Aim of the task:
Everything from the opening line of the records below through the line with "const textColor = '#262626';" must be duplicated exactly, pictures left out.

Data for this task:
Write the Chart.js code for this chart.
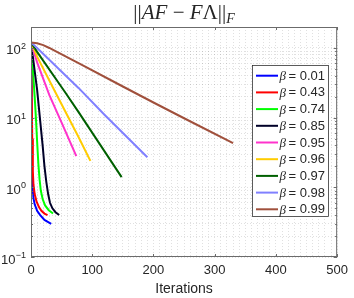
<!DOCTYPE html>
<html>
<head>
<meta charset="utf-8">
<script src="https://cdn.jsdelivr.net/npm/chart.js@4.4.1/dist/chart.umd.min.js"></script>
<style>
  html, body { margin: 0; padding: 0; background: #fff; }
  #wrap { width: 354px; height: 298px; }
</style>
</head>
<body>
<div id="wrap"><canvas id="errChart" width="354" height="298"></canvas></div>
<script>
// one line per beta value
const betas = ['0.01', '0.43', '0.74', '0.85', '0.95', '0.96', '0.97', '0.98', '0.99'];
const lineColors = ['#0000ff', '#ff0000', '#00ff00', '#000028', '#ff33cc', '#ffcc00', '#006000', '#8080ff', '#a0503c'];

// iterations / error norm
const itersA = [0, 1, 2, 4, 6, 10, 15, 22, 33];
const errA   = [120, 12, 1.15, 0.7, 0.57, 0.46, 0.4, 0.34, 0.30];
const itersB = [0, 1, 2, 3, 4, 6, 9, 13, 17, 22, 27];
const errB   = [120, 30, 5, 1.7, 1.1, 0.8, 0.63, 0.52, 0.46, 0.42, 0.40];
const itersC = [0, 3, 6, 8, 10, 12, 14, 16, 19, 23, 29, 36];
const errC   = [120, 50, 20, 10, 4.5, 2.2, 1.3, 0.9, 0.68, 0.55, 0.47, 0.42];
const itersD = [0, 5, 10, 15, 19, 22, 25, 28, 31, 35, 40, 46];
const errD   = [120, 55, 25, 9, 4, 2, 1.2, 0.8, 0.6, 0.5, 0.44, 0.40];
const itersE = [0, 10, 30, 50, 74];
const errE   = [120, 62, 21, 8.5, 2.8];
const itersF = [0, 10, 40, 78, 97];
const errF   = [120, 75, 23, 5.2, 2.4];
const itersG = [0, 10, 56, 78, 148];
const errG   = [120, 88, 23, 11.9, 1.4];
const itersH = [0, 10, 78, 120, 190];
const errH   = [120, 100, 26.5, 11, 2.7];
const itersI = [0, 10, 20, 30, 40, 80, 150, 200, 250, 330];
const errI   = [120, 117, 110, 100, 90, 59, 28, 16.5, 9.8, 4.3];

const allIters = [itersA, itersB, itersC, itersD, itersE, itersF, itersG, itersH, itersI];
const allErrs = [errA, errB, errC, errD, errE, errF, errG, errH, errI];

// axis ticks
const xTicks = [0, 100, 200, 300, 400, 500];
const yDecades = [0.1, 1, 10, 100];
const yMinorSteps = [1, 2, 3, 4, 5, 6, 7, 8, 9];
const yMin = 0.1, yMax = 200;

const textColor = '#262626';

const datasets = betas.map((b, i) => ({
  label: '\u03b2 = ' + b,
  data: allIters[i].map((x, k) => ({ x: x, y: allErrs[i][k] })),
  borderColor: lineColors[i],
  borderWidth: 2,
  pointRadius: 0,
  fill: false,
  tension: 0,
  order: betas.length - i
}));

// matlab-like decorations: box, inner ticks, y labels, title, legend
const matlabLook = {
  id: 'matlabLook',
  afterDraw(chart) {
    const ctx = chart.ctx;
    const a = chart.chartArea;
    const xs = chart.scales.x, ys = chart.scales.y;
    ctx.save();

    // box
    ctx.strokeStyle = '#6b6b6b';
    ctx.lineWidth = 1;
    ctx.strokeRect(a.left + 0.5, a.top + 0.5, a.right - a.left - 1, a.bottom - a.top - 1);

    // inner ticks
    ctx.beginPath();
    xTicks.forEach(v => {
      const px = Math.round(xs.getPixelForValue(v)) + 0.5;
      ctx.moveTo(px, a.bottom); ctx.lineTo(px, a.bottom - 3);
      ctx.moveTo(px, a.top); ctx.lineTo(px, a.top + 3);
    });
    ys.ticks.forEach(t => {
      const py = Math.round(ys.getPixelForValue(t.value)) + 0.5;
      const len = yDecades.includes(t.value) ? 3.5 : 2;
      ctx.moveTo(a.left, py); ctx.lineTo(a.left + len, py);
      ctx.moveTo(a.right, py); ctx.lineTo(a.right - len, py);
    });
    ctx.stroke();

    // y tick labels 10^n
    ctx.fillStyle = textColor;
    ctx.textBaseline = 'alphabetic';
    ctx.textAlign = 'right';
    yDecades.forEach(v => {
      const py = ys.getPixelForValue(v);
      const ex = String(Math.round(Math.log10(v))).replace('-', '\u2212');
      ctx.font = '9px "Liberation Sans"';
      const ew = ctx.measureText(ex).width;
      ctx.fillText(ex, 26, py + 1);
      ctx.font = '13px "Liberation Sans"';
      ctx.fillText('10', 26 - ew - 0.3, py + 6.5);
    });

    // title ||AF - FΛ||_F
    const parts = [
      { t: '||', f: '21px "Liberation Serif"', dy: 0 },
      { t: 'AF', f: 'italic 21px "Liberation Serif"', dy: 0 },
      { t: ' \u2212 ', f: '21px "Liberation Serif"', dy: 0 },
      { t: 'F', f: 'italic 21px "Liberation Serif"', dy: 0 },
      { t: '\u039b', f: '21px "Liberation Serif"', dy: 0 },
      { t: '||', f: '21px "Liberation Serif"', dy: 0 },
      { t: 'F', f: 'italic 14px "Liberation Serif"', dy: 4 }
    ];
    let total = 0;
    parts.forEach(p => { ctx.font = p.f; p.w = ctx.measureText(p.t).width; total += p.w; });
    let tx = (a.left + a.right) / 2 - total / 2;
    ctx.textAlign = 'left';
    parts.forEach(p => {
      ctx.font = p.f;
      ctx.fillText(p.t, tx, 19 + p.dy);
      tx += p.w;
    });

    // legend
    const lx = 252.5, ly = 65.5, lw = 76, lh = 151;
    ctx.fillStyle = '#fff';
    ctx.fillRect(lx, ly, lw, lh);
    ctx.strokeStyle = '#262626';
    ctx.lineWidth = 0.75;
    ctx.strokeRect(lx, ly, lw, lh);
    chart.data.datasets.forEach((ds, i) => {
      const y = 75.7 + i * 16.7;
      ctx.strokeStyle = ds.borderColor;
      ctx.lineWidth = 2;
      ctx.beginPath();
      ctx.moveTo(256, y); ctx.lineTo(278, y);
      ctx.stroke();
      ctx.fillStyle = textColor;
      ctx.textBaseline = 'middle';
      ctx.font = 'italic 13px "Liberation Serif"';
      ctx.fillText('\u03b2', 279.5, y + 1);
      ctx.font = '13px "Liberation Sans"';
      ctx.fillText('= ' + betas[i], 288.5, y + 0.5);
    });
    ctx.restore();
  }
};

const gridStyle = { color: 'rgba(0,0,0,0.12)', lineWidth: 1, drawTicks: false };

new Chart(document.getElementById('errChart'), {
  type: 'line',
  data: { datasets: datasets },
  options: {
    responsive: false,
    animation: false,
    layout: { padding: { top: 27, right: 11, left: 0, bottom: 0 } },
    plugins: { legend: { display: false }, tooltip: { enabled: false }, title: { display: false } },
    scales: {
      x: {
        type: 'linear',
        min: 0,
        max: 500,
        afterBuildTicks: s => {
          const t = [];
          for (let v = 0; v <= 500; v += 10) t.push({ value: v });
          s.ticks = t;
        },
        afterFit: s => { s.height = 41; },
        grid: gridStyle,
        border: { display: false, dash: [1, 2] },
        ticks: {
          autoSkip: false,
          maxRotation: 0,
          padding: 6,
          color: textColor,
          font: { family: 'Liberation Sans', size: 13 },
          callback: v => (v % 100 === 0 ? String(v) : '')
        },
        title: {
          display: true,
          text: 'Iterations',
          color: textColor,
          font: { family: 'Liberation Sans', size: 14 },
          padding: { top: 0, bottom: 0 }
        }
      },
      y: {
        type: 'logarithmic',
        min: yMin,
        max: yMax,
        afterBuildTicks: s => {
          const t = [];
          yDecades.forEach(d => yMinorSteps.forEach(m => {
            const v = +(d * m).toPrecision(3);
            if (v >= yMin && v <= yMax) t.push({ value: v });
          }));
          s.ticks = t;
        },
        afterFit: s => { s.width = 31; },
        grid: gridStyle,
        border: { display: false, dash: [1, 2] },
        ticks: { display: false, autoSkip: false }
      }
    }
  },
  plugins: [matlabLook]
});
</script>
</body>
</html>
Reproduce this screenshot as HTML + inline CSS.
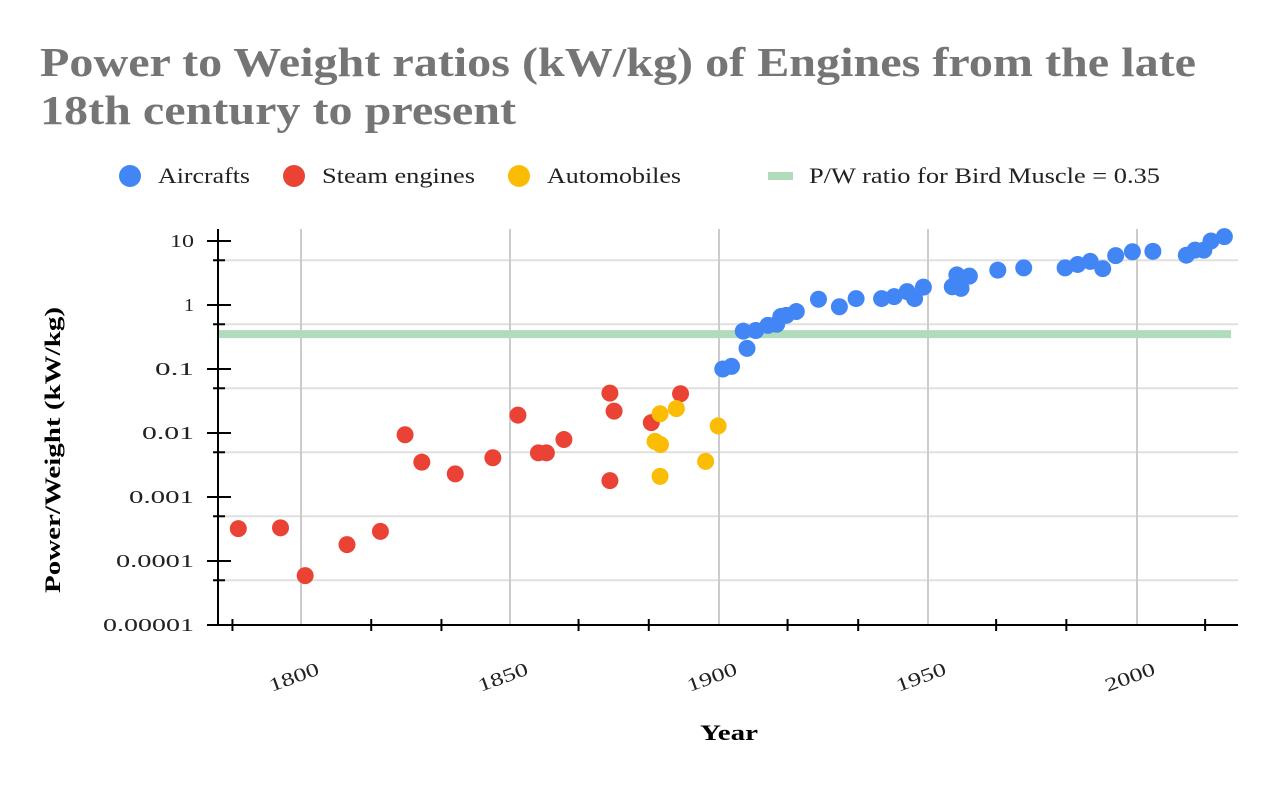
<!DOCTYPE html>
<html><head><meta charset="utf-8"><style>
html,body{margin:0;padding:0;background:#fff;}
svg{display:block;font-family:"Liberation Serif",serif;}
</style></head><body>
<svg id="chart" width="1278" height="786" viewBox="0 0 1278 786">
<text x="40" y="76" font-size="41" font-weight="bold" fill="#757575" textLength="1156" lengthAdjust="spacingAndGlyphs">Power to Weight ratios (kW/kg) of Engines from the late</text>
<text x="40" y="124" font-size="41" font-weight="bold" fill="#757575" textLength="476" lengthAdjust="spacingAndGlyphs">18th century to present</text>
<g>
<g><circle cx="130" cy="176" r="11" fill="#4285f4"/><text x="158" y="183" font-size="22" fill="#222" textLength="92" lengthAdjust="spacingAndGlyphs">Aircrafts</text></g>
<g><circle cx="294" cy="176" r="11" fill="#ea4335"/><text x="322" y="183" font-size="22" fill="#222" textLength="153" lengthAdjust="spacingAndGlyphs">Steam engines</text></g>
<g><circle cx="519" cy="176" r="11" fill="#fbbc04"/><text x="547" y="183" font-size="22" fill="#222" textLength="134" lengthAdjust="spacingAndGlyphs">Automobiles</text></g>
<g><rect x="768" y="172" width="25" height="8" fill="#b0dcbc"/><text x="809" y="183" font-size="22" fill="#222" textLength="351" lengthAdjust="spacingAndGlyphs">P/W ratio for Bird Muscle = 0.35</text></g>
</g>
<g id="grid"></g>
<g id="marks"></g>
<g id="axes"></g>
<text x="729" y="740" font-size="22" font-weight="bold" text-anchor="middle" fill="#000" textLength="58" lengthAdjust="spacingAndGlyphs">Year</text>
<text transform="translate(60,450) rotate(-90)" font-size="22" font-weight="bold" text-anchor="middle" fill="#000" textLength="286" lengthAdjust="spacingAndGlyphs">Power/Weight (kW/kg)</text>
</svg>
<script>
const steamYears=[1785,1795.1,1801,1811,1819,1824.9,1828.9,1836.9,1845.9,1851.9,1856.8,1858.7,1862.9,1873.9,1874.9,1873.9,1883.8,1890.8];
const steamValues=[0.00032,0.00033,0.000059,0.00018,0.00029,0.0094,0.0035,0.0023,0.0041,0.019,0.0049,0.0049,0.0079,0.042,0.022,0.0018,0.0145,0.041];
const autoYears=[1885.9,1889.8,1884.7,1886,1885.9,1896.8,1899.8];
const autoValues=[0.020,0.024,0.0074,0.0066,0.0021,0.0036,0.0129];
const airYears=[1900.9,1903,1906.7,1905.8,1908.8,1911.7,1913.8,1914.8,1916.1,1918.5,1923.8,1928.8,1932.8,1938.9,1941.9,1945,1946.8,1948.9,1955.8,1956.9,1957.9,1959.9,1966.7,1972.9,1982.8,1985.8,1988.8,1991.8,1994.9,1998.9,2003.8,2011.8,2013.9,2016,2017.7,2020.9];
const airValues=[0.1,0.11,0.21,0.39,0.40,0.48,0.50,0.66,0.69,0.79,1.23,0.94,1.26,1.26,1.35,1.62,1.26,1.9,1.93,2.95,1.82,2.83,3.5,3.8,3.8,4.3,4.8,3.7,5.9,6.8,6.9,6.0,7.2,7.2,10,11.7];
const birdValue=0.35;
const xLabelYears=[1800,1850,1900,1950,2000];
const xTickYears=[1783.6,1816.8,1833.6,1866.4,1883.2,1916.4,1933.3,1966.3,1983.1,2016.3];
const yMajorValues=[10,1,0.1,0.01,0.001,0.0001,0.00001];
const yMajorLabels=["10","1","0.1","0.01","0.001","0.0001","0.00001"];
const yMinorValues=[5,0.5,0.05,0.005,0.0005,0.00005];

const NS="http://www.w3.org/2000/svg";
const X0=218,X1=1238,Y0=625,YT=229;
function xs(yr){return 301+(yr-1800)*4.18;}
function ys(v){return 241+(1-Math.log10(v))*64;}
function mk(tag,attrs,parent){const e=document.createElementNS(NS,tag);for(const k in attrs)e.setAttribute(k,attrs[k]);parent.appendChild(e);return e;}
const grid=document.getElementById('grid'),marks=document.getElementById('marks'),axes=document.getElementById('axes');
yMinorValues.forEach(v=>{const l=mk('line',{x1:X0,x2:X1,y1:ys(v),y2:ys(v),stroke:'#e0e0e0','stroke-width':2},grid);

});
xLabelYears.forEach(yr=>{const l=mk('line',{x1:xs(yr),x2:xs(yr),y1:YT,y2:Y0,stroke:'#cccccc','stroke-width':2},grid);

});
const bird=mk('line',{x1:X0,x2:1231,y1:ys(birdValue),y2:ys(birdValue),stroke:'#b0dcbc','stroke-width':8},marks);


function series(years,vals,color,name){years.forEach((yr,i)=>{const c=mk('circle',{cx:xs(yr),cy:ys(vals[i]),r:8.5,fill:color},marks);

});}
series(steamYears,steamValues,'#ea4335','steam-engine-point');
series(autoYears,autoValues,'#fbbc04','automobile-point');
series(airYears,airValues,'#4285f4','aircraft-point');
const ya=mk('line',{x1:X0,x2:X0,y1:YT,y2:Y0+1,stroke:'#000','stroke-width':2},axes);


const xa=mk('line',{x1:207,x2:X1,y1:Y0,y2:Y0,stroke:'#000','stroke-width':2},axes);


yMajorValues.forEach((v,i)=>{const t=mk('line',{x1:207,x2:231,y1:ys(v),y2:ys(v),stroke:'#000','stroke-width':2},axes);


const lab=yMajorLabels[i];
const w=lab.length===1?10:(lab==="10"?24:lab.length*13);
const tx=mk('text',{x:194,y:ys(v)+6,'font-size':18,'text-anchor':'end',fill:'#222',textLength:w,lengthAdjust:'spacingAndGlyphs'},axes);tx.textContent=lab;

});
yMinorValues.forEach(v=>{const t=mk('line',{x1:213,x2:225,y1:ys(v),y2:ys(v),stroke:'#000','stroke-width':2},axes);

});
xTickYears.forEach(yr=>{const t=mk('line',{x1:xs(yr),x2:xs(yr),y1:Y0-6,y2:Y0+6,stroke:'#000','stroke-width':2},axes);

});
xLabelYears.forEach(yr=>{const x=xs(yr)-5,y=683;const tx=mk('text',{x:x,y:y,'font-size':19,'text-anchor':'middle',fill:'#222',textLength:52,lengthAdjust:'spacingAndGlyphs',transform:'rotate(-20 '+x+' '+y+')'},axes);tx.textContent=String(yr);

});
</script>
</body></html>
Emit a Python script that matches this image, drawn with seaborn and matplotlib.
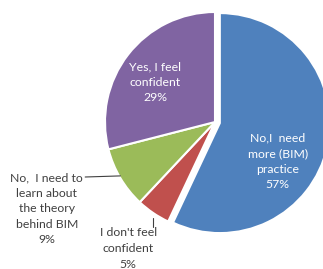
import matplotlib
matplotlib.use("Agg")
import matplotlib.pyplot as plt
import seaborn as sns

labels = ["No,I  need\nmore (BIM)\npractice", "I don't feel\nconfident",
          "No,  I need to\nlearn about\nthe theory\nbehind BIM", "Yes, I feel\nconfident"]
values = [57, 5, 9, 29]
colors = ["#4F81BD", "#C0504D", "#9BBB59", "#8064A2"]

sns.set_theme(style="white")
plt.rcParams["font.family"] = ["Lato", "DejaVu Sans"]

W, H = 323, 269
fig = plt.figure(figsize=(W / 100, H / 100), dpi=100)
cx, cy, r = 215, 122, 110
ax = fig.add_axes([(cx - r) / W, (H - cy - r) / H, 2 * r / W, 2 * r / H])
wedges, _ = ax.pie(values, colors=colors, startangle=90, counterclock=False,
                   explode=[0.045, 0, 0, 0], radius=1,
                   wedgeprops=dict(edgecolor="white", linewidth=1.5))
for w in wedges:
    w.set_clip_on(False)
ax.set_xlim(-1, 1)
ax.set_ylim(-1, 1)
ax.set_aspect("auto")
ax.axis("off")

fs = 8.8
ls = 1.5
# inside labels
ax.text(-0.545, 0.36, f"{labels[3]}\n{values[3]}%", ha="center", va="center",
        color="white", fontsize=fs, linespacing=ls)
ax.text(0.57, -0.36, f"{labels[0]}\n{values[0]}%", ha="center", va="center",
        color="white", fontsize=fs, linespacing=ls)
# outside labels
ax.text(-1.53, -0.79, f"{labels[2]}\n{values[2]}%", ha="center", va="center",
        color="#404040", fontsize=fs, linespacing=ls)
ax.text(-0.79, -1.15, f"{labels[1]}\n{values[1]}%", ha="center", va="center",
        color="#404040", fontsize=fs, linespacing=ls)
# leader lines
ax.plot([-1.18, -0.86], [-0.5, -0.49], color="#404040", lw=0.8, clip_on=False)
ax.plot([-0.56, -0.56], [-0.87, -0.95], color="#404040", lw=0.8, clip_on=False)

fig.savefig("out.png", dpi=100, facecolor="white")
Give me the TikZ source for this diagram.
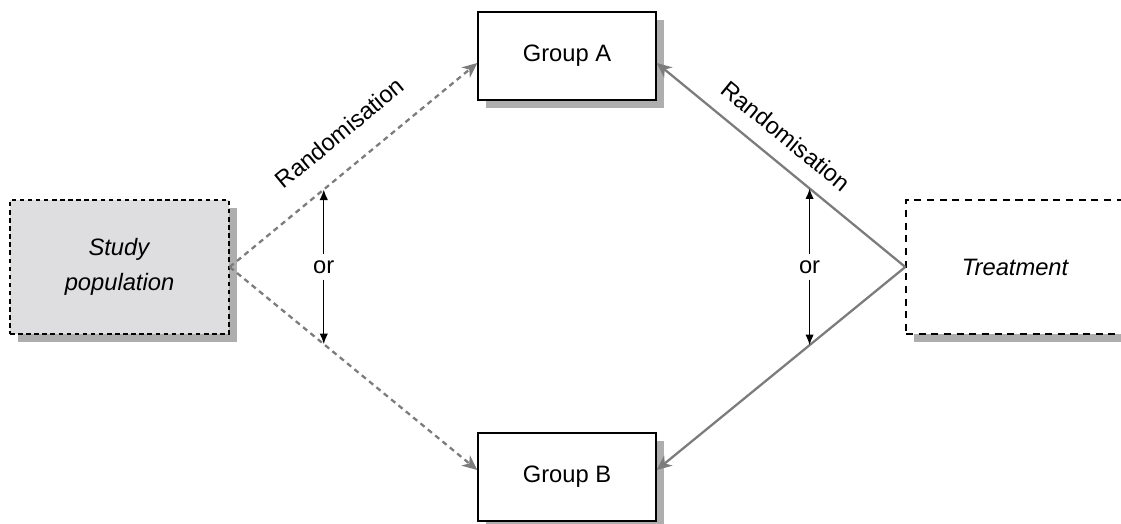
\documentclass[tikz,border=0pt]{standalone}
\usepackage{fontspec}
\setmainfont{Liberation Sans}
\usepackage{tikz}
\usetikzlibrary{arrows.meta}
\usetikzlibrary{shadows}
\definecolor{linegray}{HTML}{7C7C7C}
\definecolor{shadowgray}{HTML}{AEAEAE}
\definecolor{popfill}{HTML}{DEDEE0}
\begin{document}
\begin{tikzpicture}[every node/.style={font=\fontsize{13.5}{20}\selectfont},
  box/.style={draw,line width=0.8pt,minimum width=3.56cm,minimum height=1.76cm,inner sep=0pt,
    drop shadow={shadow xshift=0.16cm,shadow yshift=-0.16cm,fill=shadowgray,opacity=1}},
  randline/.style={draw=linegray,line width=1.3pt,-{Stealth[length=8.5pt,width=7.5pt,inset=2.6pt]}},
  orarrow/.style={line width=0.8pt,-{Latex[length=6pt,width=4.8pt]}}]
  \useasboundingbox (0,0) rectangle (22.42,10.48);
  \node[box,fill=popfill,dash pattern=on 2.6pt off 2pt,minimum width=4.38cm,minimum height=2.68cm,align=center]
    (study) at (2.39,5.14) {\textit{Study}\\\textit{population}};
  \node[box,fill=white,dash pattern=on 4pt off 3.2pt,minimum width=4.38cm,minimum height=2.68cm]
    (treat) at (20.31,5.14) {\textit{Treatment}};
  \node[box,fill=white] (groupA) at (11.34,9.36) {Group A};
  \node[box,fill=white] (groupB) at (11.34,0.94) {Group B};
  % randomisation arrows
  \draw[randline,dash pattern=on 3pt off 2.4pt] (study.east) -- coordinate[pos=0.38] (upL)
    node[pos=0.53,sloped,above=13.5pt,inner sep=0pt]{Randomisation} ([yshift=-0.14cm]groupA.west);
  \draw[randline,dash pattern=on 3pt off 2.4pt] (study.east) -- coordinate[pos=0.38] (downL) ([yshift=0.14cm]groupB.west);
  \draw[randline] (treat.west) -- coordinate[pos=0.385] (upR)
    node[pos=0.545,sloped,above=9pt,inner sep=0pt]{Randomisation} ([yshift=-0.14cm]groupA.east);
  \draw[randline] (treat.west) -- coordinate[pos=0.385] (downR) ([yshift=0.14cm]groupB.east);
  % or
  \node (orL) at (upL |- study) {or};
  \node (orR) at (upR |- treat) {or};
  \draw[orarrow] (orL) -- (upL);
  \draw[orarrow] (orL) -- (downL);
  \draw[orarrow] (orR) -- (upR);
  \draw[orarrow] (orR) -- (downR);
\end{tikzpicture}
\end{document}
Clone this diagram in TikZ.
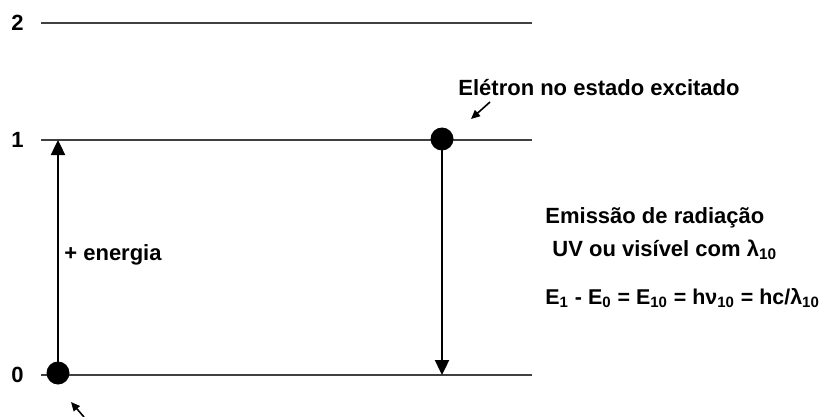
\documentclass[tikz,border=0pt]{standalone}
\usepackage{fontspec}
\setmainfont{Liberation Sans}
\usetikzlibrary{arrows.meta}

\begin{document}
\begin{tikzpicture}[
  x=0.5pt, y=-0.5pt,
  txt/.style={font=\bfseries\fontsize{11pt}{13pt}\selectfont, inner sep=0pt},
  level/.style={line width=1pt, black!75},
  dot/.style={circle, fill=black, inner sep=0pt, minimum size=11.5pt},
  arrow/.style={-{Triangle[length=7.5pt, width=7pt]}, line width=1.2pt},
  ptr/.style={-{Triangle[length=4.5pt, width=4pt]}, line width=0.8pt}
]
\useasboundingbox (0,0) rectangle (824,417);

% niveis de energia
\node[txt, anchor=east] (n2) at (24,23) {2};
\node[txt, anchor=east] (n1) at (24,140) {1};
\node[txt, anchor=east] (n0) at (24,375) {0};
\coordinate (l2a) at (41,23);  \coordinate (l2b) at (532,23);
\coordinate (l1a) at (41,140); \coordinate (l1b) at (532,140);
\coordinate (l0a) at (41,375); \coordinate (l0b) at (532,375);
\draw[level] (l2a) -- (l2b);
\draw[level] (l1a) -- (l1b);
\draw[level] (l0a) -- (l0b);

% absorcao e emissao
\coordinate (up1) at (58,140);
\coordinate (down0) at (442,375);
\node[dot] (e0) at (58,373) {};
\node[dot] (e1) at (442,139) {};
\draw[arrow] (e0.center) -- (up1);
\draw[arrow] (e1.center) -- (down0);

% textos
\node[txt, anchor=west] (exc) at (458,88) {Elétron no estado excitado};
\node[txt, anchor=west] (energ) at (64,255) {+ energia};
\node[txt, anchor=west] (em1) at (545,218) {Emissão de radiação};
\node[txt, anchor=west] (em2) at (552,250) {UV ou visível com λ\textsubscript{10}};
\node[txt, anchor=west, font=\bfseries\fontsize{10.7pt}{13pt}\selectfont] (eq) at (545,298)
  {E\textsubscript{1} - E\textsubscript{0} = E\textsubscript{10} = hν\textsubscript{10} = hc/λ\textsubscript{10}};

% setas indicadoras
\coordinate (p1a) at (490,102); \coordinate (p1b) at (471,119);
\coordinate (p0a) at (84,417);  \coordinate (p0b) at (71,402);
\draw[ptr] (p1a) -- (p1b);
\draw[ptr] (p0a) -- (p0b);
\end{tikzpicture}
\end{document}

Reply:
Write the Chart.js code for this chart.
<!DOCTYPE html>
<html>
<head>
<meta charset="utf-8">
<script src="https://cdn.jsdelivr.net/npm/chart.js@4.4.1/dist/chart.umd.min.js"></script>
<style>
  html, body { margin: 0; padding: 0; background: #fff; }
  #wrap { width: 354px; height: 298px; }
</style>
</head>
<body>
<div id="wrap"><canvas id="errChart" width="354" height="298"></canvas></div>
<script>
// one line per beta value
const betas = ['0.01', '0.43', '0.74', '0.85', '0.95', '0.96', '0.97', '0.98', '0.99'];
const lineColors = ['#0000ff', '#ff0000', '#00ff00', '#000028', '#ff33cc', '#ffcc00', '#006000', '#8080ff', '#a0503c'];

// iterations / error norm
const itersA = [0, 1, 2, 4, 6, 10, 15, 22, 33];
const errA   = [120, 12, 1.15, 0.7, 0.57, 0.46, 0.4, 0.34, 0.30];
const itersB = [0, 1, 2, 3, 4, 6, 9, 13, 17, 22, 27];
const errB   = [120, 30, 5, 1.7, 1.1, 0.8, 0.63, 0.52, 0.46, 0.42, 0.40];
const itersC = [0, 3, 6, 8, 10, 12, 14, 16, 19, 23, 29, 36];
const errC   = [120, 50, 20, 10, 4.5, 2.2, 1.3, 0.9, 0.68, 0.55, 0.47, 0.42];
const itersD = [0, 5, 10, 15, 19, 22, 25, 28, 31, 35, 40, 46];
const errD   = [120, 55, 25, 9, 4, 2, 1.2, 0.8, 0.6, 0.5, 0.44, 0.40];
const itersE = [0, 10, 30, 50, 74];
const errE   = [120, 62, 21, 8.5, 2.8];
const itersF = [0, 10, 40, 78, 97];
const errF   = [120, 75, 23, 5.2, 2.4];
const itersG = [0, 10, 56, 78, 148];
const errG   = [120, 88, 23, 11.9, 1.4];
const itersH = [0, 10, 78, 120, 190];
const errH   = [120, 100, 26.5, 11, 2.7];
const itersI = [0, 10, 20, 30, 40, 80, 150, 200, 250, 330];
const errI   = [120, 117, 110, 100, 90, 59, 28, 16.5, 9.8, 4.3];

const allIters = [itersA, itersB, itersC, itersD, itersE, itersF, itersG, itersH, itersI];
const allErrs = [errA, errB, errC, errD, errE, errF, errG, errH, errI];

// axis ticks
const xTicks = [0, 100, 200, 300, 400, 500];
const yDecades = [0.1, 1, 10, 100];
const yMinorSteps = [1, 2, 3, 4, 5, 6, 7, 8, 9];
const yMin = 0.1, yMax = 200;

const textColor = '#262626';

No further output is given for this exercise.